Afro-Caribbean Influences and Traditions

By the 1830s, during the Late Empire period, African and European aesthetics had converged, giving birth to the 4-poster mahogany bed (and also the elegant, caned Caribbean rocking chairs), arguably the region’s most distinctive and celebrated contribution to the decorative arts.

The necessity of mosquito nets led to the preference for beds with tall, massive, elegantly tapered, lathe-turned, hand-carved posts, surmounted by a “tester,” a framed canopy that, in the finest homes, would typically be dressed with hand-embroidered linen skirting. And the big, upright-growing, abundantly branched mahogany trees provided the necessary lumber for the crafting of the beautiful posts from which the nets could be suspended. Footboards with open spindle-work, a design feature that triumphantly distinguishes the beds of the Virgin Islands from all other beds of the Caribbean, allow the tropical breezes to flow, unimpeded, onto the beds, thereby cooling their occupants. The footboards also impart a certain “finish” and “balance” to Virgin Islands beds that is unmatched in other Caribbean beds.  Each headboard was more impressive than the next, craftsmen oftentimes having signature motifs, many of which were Afro-centric. Mattresses were high off the ground—as high as the typical windowsill, necessitating bed-stairs but also allowing for breezes penetrating jalousie windows to bring uninterrupted comfort on warm, tropical nights. The high-set beds were also infamous for wreaking havoc on the bones of careless sleepers!

The Ubiquity of the Bed

By the late 1800s, owning a mahogany bedstead had evolved as a rite of passage into adulthood for the average Virgin Islander. Most of the beds were made between 1830 and 1940—until the coming of ready-made American furniture. Modest families had “the family bed,” while more well-to-do families had a bed for each child, children typically carrying along their bedsteads when establishing their own homesteads. So much a part of the culture were the beds that a new bed would be given a “bedstead party” in order to celebrate its one-year anniversary: The bed would be dismantled and reassembled outside the home in a public space of the community so that it could be blessed by clergy and praised by neighbors. (At the end of the party, the bed would again be disassembled and then reassembled in the home.)

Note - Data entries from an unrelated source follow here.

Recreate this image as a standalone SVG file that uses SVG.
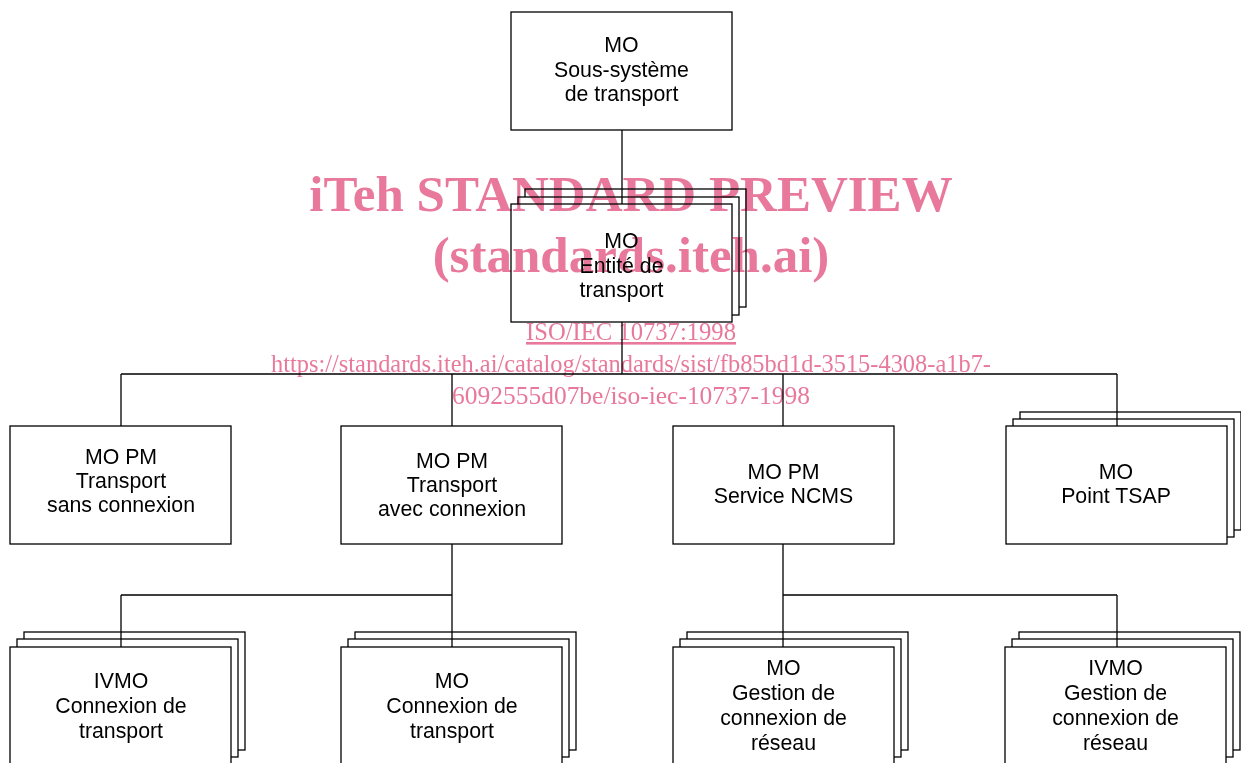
<svg xmlns="http://www.w3.org/2000/svg" width="1241" height="763" viewBox="0 0 1241 763">
<style>
.b{fill:#fff;stroke:#000;stroke-width:1.3}
.t{font-family:"Liberation Sans",Arial,sans-serif;font-size:21.3px;fill:#000;text-anchor:middle}
.c{fill:none;stroke:#000;stroke-width:1.3}
.w{font-family:"Liberation Serif","Times New Roman",serif;fill:#e8799c;text-anchor:middle}
#watermark{mix-blend-mode:multiply}
</style>
<rect width="1241" height="763" fill="#fff"/>
<g id="n-soussysteme"><rect class="b" x="511" y="12" width="221" height="118"/>
<text class="t" x="621.5" y="52">MO</text><text class="t" x="621.5" y="77">Sous-système</text><text class="t" x="621.5" y="101">de transport</text></g>
<g id="n-entite"><rect class="b" x="525" y="189" width="221" height="118"/><rect class="b" x="518" y="197" width="221" height="118"/><rect class="b" x="511" y="204" width="221" height="118"/>
<text class="t" x="621.5" y="248">MO</text><text class="t" x="621.5" y="273">Entité de</text><text class="t" x="621.5" y="297">transport</text></g>
<g id="n-sansconnexion"><rect class="b" x="10" y="426" width="221" height="118"/>
<text class="t" x="121" y="464">MO PM</text><text class="t" x="121" y="488">Transport</text><text class="t" x="121" y="512">sans connexion</text></g>
<g id="n-avecconnexion"><rect class="b" x="341" y="426" width="221" height="118"/>
<text class="t" x="452" y="468">MO PM</text><text class="t" x="452" y="492">Transport</text><text class="t" x="452" y="516">avec connexion</text></g>
<g id="n-ncms"><rect class="b" x="673" y="426" width="221" height="118"/>
<text class="t" x="783.5" y="479">MO PM</text><text class="t" x="783.5" y="503">Service NCMS</text></g>
<g id="n-tsap"><rect class="b" x="1020" y="412" width="221" height="118"/><rect class="b" x="1013" y="419" width="221" height="118"/><rect class="b" x="1006" y="426" width="221" height="118"/>
<text class="t" x="1116" y="479">MO</text><text class="t" x="1116" y="503">Point TSAP</text></g>
<g id="n-ivmo-cnx"><rect class="b" x="24" y="632" width="221" height="118"/><rect class="b" x="17" y="639" width="221" height="118"/><rect class="b" x="10" y="647" width="221" height="118"/>
<text class="t" x="121" y="688">IVMO</text><text class="t" x="121" y="713">Connexion de</text><text class="t" x="121" y="738">transport</text></g>
<g id="n-mo-cnx"><rect class="b" x="355" y="632" width="221" height="118"/><rect class="b" x="348" y="639" width="221" height="118"/><rect class="b" x="341" y="647" width="221" height="118"/>
<text class="t" x="452" y="688">MO</text><text class="t" x="452" y="713">Connexion de</text><text class="t" x="452" y="738">transport</text></g>
<g id="n-mo-gestion"><rect class="b" x="687" y="632" width="221" height="118"/><rect class="b" x="680" y="639" width="221" height="118"/><rect class="b" x="673" y="647" width="221" height="118"/>
<text class="t" x="783.5" y="675">MO</text><text class="t" x="783.5" y="700">Gestion de</text><text class="t" x="783.5" y="725">connexion de</text><text class="t" x="783.5" y="750">réseau</text></g>
<g id="n-ivmo-gestion"><rect class="b" x="1019" y="632" width="221" height="118"/><rect class="b" x="1012" y="639" width="221" height="118"/><rect class="b" x="1005" y="647" width="221" height="118"/>
<text class="t" x="1115.5" y="675">IVMO</text><text class="t" x="1115.5" y="700">Gestion de</text><text class="t" x="1115.5" y="725">connexion de</text><text class="t" x="1115.5" y="750">réseau</text></g>
<g id="connectors">
<path class="c" d="M622 130V204"/>
<path class="c" d="M622 322V374M121 374H1117M121 374V426M452 374V426M783 374V426M1117 374V426"/>
<path class="c" d="M452 544V595M121 595H452M121 595V647M452 595V647"/>
<path class="c" d="M783 544V595H1117M783 595V647M1117 595V647"/>
</g>
<g id="watermark">
<text class="w" x="631" y="211" font-size="51" font-weight="bold">iTeh STANDARD PREVIEW</text>
<text class="w" x="631" y="272" font-size="51" font-weight="bold">(standards.iteh.ai)</text>
<text class="w" x="631" y="340" font-size="26" text-decoration="underline" textLength="210" lengthAdjust="spacingAndGlyphs">ISO/IEC 10737:1998</text>
<text class="w" x="631" y="372" font-size="26" textLength="720" lengthAdjust="spacingAndGlyphs">https://standards.iteh.ai/catalog/standards/sist/fb85bd1d-3515-4308-a1b7-</text>
<text class="w" x="631" y="404" font-size="26" textLength="358" lengthAdjust="spacingAndGlyphs">6092555d07be/iso-iec-10737-1998</text>
</g>
</svg>
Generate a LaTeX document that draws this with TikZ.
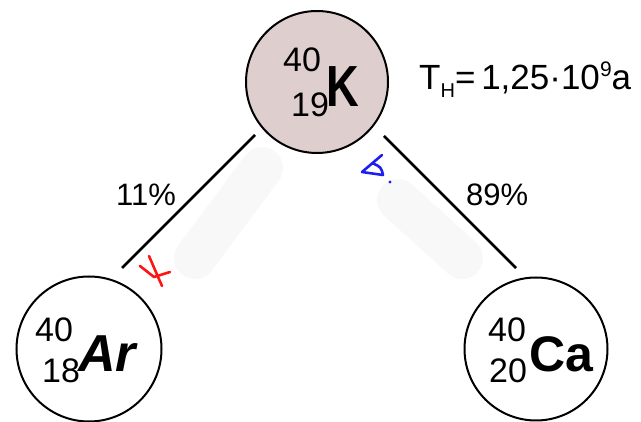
\documentclass[tikz,border=0pt]{standalone}
\usepackage{fontspec}
\setmainfont{Liberation Sans}
\definecolor{kfill}{RGB}{222,206,206}
\definecolor{swoosh}{RGB}{248,248,248}
\definecolor{scribred}{RGB}{255,20,20}
\definecolor{scribblue}{RGB}{30,30,240}
\tikzset{
  nuc/.style={circle, draw=black, line width=2pt, inner sep=0pt},
  txt/.style={inner sep=0pt, anchor=base west},
  decay/.style={line width=2.8pt, black},
  num/.style={txt, font=\fontsize{34}{34}\selectfont},
  pct/.style={txt, font=\fontsize{31}{31}\selectfont},
}
\begin{document}
\begin{tikzpicture}[x=1pt,y=-1pt]
\useasboundingbox (0,0) rectangle (641,422);
% faint background swooshes
\draw[swoosh, line width=42pt, line cap=round] (195,258) -- (262,168);
\draw[swoosh, line width=42pt, line cap=round] (398,200) -- (462,258);
% nuclei
\node[nuc, fill=kfill, minimum size=142pt] (K) at (317,82) {};
\node[nuc, fill=white, minimum size=145pt] (Ar) at (89,349) {};
\node[nuc, fill=white, minimum size=143pt] (Ca) at (536,349) {};
% K text
\node[num] (k40) at (283,72) {40};
\node[num] (k19) at (291,117) {19};
\node[txt, font=\fontsize{58}{58}\selectfont\bfseries, xscale=0.78] (kK) at (326,107) {K};
% Ar text
\node[num] (a40) at (35,342) {40};
\node[num] (a18) at (42,383) {18};
\node[txt, font=\fontsize{52}{52}\selectfont\bfseries\itshape] (aAr) at (78,372) {Ar};
% Ca text
\node[num] (c40) at (488,342) {40};
\node[num] (c20) at (489,383) {20};
\node[txt, font=\fontsize{50}{50}\selectfont\bfseries] (cCa) at (529,372) {Ca};
% half-life
\node[txt, font=\fontsize{35}{35}\selectfont] (TH) at (419,90)
  {T\raisebox{-8pt}{\fontsize{20}{20}\selectfont H}=\,1,25·10\raisebox{13pt}{\fontsize{21}{21}\selectfont 9}a};
% connectors
\coordinate (kl) at (255,135);
\coordinate (al) at (122,268);
\coordinate (kr) at (384,136);
\coordinate (cr) at (516,268);
\draw[decay] (kl) -- (al);
\draw[decay] (kr) -- (cr);
% percentages
\node[pct] (p11) at (116,206) {11\%};
\node[pct] (p89) at (466,206) {89\%};
% red scribble (K capture)
\draw[scribred, line width=2.6pt, line cap=round, line join=round] (149,256) -- (162,286);
\draw[scribred, line width=2.6pt, line cap=round, line join=round] (140,266) -- (154,277) -- (170,272);
% blue scribble (beta)
\draw[scribblue, line width=2.6pt, line cap=round, line join=round]
  (382,155) -- (362,172) -- (383,175) .. controls (381,167) .. (372,163);
\fill[scribblue] (390,182) circle (1.7pt);
\end{tikzpicture}
\end{document}
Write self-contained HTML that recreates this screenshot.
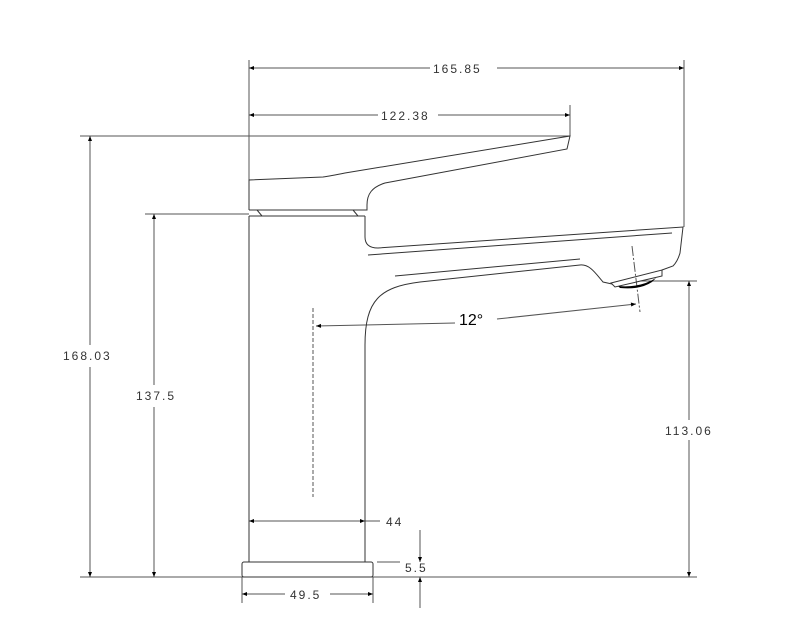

Virgin Islands four-poster mahogany beds are so esteemed that they are oftentimes bequeathed in last wills and testaments. It is not uncommon, for example, for a testator to dispose of real estate and cash then the bed: “And the mahogany bed upon which I slept should go to….” It is also not uncommon for a mahogany bed to be at the center of family discord and discontent: “Mama had always said that her bed should go to me….” And one of the most highly regarded gifts from a godparent to a godchild is a four-poster mahogany bed. So coveted are the beds that some are said to be haunted by their former owners, making for many a restless night for unapproved subsequent occupants. And many of the islands’ present-day prominent families—the families that produce the lawyers, doctors, university professors, clergymen, and, of course, artists, for example—descend from cabinet-makers who were able to command, on account of the cultural admiration for fine mahogany furniture, a respectable income in the decades following Emancipation in 1848, thereby acquiring private property and availing their offspring to higher education.

Though not as obligatory or ubiquitous as they once were, Virgin Islands four-poster mahogany beds are every bit as revered, locally and abroad. And on the rare occasion when they are offered at international auctions, they are known to command enviable prices.